Pembagian data memperkuat kemampuan penindakan

Oleh Tom Abke dan Jiri Kominek

“Jihadi John” selalu mengenakan topeng hitam dengan hanya mata dan batang hidung yang terbuka di depan kamera agar tidak ada yang bisa mengenali dirinya. Akan tetapi, penyelidik dan analis berhasil mengidentifikasi dirinya pada Februari 2015 sebagai teroris dan juru bicara media dari Negara Islam Irak dan Suriah (ISIS) yang diketahui sebagai warga Inggris yang lahir di Kuwait, Mohammed Emwazi. Mereka menggunakan teknologi biometrik, termasuk perangkat lunak pengenalan wajah dan suara, untuk membuka kedok tersangka yang, dengan berpakaian serba hitam, muncul untuk memenggal kepala orang Barat di beberapa video ISIS.

Sejak serangan teroris 9/11, pemerintah di seluruh dunia telah mengakui perlunya mengadopsi berbagai bentuk teknologi biometrik untuk membuktikan identitas asli dari pemegang dokumen perjalanan, kartu identitas nasional, surat izin mengemudi, dan bentuk identifikasi pribadi lainnya yang bisa disalahgunakan oleh orang-orang untuk melakukan aksi teror atau kejahatan serius lainnya, seperti penyelundupan manusia, penipuan, atau pencucian uang.

Peneliti Jepang menunjukkan teknologi pengodean biometrik baru untuk mengekstraksi dan mencocokkan kode biner dari citra pembuluh darah telapak tangan di kantor pusat Fujitsu, Tokyo. [AFP/GETTY IMAGES]
Peneliti Jepang menunjukkan teknologi pengodean biometrik baru untuk mengekstraksi dan mencocokkan kode biner dari citra pembuluh darah telapak tangan di kantor pusat Fujitsu, Tokyo. [AFP/GETTY IMAGES]
Lebih dari 80 negara di seluruh dunia — termasuk Australia, Brunei, Tiongkok, India, Indonesia, Jepang, Malaysia, Maladewa, Selandia Baru, Filipina, Singapura, Taiwan, Togo, dan Amerika Serikat — menggunakan program paspor elektronik yang menggabungkan data biometrik. Banyak negara lainnya mewajibkan pendaftaran biometrik bagi imigran. Sidik jari, pemindaian iris mata, dan karakteristik wajah adalah beberapa data yang membantu mengidentifikasi seseorang.

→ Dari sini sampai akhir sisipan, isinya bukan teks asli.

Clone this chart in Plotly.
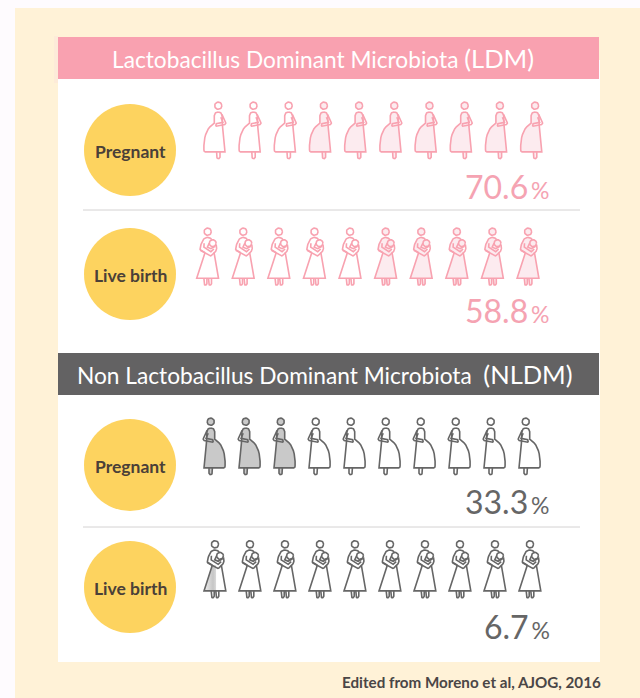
import numpy as np
import plotly.graph_objects as go

# ---- data ----
section_names = ["Lactobacillus Dominant Microbiota ", "Non Lactobacillus Dominant Microbiota\u00a0\u00a0"]
section_codes = ["(LDM)", "(NLDM)"]
row_labels = ["Pregnant", "Live birth", "Pregnant", "Live birth"]
rates = [70.6, 58.8, 33.3, 6.7]
filled_icons = [7, 5, 3, 0.67]
icons_per_row = 10
source_note = "Edited from Moreno et al, AJOG, 2016"

# ---- style / layout ----
FONT = "Lato, 'Noto Sans CJK JP', sans-serif"
PINK, PALE, GREY, MID = "#F8A2B0", "#FCEBEF", "#666666", "#C9C9C9"
rows = [
    dict(kind="pregnant", flip=False, x0=218.3, dx=35.2, y=105.7, line=PINK, fill=PALE, from_right=True, cy=150, ty=186, col="#F5A3B2"),
    dict(kind="mother", flip=False, x0=207.7, dx=35.6, y=231.7, line=PINK, fill=PALE, from_right=True, cy=274, ty=310, col="#F5A3B2"),
    dict(kind="pregnant", flip=True, x0=210.7, dx=35.0, y=421.7, line=GREY, fill=MID, from_right=False, cy=465, ty=501, col="#666666"),
    dict(kind="mother", flip=False, x0=215.0, dx=35.0, y=544.3, line=GREY, fill=MID, from_right=False, cy=587, ty=626, col="#666666"),
]


def bez(p0, p1, p2, n=10):
    t = np.linspace(0, 1, n)[:, None]
    p0, p1, p2 = map(np.array, (p0, p1, p2))
    return ((1 - t) ** 2 * p0 + 2 * t * (1 - t) * p1 + t ** 2 * p2).tolist()


def circle(cx, cy, r, n=28):
    a = np.linspace(0, 2 * np.pi, n)
    return np.c_[cx + r * np.cos(a), cy + r * np.sin(a)].tolist()


def preg_parts():
    body = [[0, 6.3]] + bez([0, 6.3], [3.2, 6.4], [3.8, 10]) + [[4.2, 20.5], [6.7, 46.2]] + \
        [[-13, 46.2]] + bez([-13, 46.2], [-14.4, 46.2], [-14.4, 44]) + bez([-14.4, 44], [-15, 24], [-4, 17.5]) + \
        [[-4, 10]] + bez([-4, 10], [-3.6, 6.4], [0, 6.3])
    legs = [[-1.7, 46.2], [-1.7, 51.5]] + bez([-1.7, 51.5], [0, 54.5], [1.7, 51.5]) + [[1.7, 46.2]]
    arm = [[2.5, 11.5], [4.6, 16.6], [-2, 18]] + bez([-2, 18], [-3, 19.3], [-2, 20.5]) + [[6.5, 18.9]] + \
        bez([6.5, 18.9], [7.9, 18.2], [7.3, 16.8]) + [[3.6, 8.6]]
    head = circle(0, 0, 3.6)
    return [head, body, legs], [head, body, legs, arm]


def mother_parts():
    dress = [[-2.7, 21], [-11, 46.6], [10.8, 46.6], [6.3, 20.6]]
    torso = [[-2.7, 21]] + bez([-7.5, 18.5], [-8, 16], [-6, 11]) + bez([-6, 11], [-4.5, 6], [0, 5.7]) + \
        bez([0, 5.7], [3, 5.8], [4, 8])
    legs_l = [[-3.8, 46.6], [-3.8, 52]] + bez([-3.8, 52], [-2.3, 55], [-0.8, 52]) + [[-0.8, 46.6]]
    legs_r = [[0.8, 46.6], [0.8, 52]] + bez([0.8, 52], [2.3, 55], [3.8, 52]) + [[3.8, 46.6]]
    arm = [[-7.5, 18.5], [1.5, 24]] + bez([1.5, 24], [2.8, 24.6], [4, 23.5]) + [[8, 19.5]] + \
        bez([8, 19.5], [9.5, 17.5], [8.5, 13])
    inner = [[-3.6, 11.5], [-3.8, 15.5], [3.2, 20], [6.2, 17.3]]
    baby = circle(5, 11.5, 3.4, 20)
    wrap = [[1.6, 11.5], [-0.3, 15.5], [3.2, 17], [7.5, 14.5]]
    head = circle(0, 0, 3.6)
    fill_body = dress + [[6, 16], [8.5, 14]] + bez([8.5, 14], [7, 5], [0, 5.7]) + bez([0, 5.7], [-5, 6], [-7.5, 18]) + [[-2.7, 21]]
    return [head, fill_body, legs_l, legs_r], [head, dress, torso, legs_l, legs_r, arm, inner, baby, wrap]


def place(paths, cx, cy, flip):
    xs, ys = [], []
    s = -1 if flip else 1
    for p in paths:
        a = np.array(p)
        xs += (cx + s * a[:, 0]).tolist() + [None]
        ys += (cy + a[:, 1]).tolist() + [None]
    return xs, ys


fig = go.Figure()
shapes = [
    dict(type="rect", x0=15, x1=640, y0=8, y1=698, fillcolor="#FFF2D7", line_width=0, layer="below"),
    dict(type="rect", x0=58, x1=600, y0=60, y1=662, fillcolor="#FFFFFF", line_width=0, layer="below"),
    dict(type="rect", x0=54, x1=58, y0=36, y1=83, fillcolor="#FDEBD9", line_width=0, layer="below"),
    dict(type="rect", x0=58, x1=599, y0=37, y1=79, fillcolor="#F9A1B0", line_width=0, layer="below"),
    dict(type="rect", x0=58, x1=599, y0=353, y1=395, fillcolor="#636263", line_width=0, layer="below"),
    dict(type="line", x0=83, x1=580, y0=210, y1=210, line=dict(color="#D4D2D2", width=1), layer="below"),
    dict(type="line", x0=83, x1=580, y0=527, y1=527, line=dict(color="#D4D2D2", width=1), layer="below"),
]
annotations = []


def text(x, y, s, size, color, anchor="center", family=FONT):
    annotations.append(dict(x=x, y=y, xref="x", yref="y", text=s, showarrow=False, xanchor=anchor,
                            yanchor="middle", font=dict(family=family, size=size, color=color)))


for x, y, name, code in zip([110, 75], [58, 374], section_names, section_codes):
    text(x, y, f"{name}<span style='font-size:25.5px'>{code}</span>", 22.7, "#FFFFFF", anchor="left")
text(471.5, 682, f"<b>{source_note}</b>", 15.2, "#4A4646")

for r, label, rate, nfill in zip(rows, row_labels, rates, filled_icons):
    shapes.append(dict(type="circle", x0=84, x1=176, y0=r["cy"] - 46, y1=r["cy"] + 46,
                       fillcolor="#FDD35F", line_width=0, layer="below"))
    text(130.5, r["cy"] + 1, f"<b>{label}</b>", 17.5, "#4A4038")
    text(552, r["ty"], f"{rate}<span style='font-size:23px'>\u2009%</span>", 32, r["col"], anchor="right")

    fill_parts, line_parts = preg_parts() if r["kind"] == "pregnant" else mother_parts()
    fx, fy, lx, ly = [], [], [], []
    for i in range(icons_per_row):
        cx = r["x0"] + i * r["dx"]
        a, b = place(line_parts, cx, r["y"], r["flip"])
        lx += a
        ly += b
        idx = icons_per_row - 1 - i if r["from_right"] else i
        if idx < int(nfill):
            a, b = place(fill_parts, cx, r["y"], r["flip"])
            fx += a
            fy += b
        elif idx == int(nfill) and nfill % 1 > 0:
            # partly filled icon: dress cut off at the filled share of its width
            cut = -11 + (nfill % 1) * 18
            top = -2.7
            yc = 21
            fig.add_trace(go.Scatter(
                x=[cx + top, cx - 11, cx + cut, cx + cut, cx + top], y=[r["y"] + yc, r["y"] + 46.6, r["y"] + 46.6, r["y"] + yc, r["y"] + yc],
                mode="none", fill="toself", hoverinfo="skip", showlegend=False,
                fillgradient=dict(type="horizontal", colorscale=[[0, "#EFEFEF"], [0.75, "#C6C6C6"], [1, "#DADADA"]])))
    if fx:
        fig.add_trace(go.Scatter(x=fx, y=fy, mode="none", fill="toself", fillcolor=r["fill"],
                                 hoverinfo="skip", showlegend=False))
    fig.add_trace(go.Scatter(x=lx, y=ly, mode="lines", hoverinfo="skip", showlegend=False,
                             line=dict(color=r["line"], width=1.6)))

fig.update_layout(
    width=640, height=698, margin=dict(l=0, r=0, t=0, b=0),
    paper_bgcolor="#FEFBFE", plot_bgcolor="rgba(0,0,0,0)", shapes=shapes, annotations=annotations,
    xaxis=dict(range=[0, 640], visible=False, fixedrange=True),
    yaxis=dict(range=[698, 0], visible=False, fixedrange=True),
    showlegend=False,
)
fig.write_html("out.html", config={"displayModeBar": False},
               post_script="document.body.style.margin='0';document.documentElement.style.overflow='hidden';")
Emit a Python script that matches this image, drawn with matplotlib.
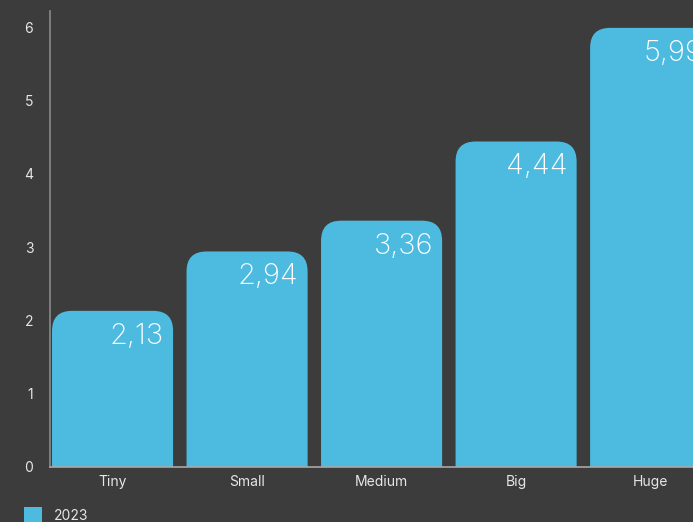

Seiring upaya negara-negara di seluruh Indo Asia Pasifik untuk mendorong percepatan integrasi yang lebih jauh, mereka menyadari perlunya menangani masalah-masalah umum seperti terorisme internasional dan kejahatan terorganisir yang pelakunya berusaha untuk mengeksploitasi proses integrasi ini dan merongrong keamanan kolektif dan kerja sama ekonomi yang efektif.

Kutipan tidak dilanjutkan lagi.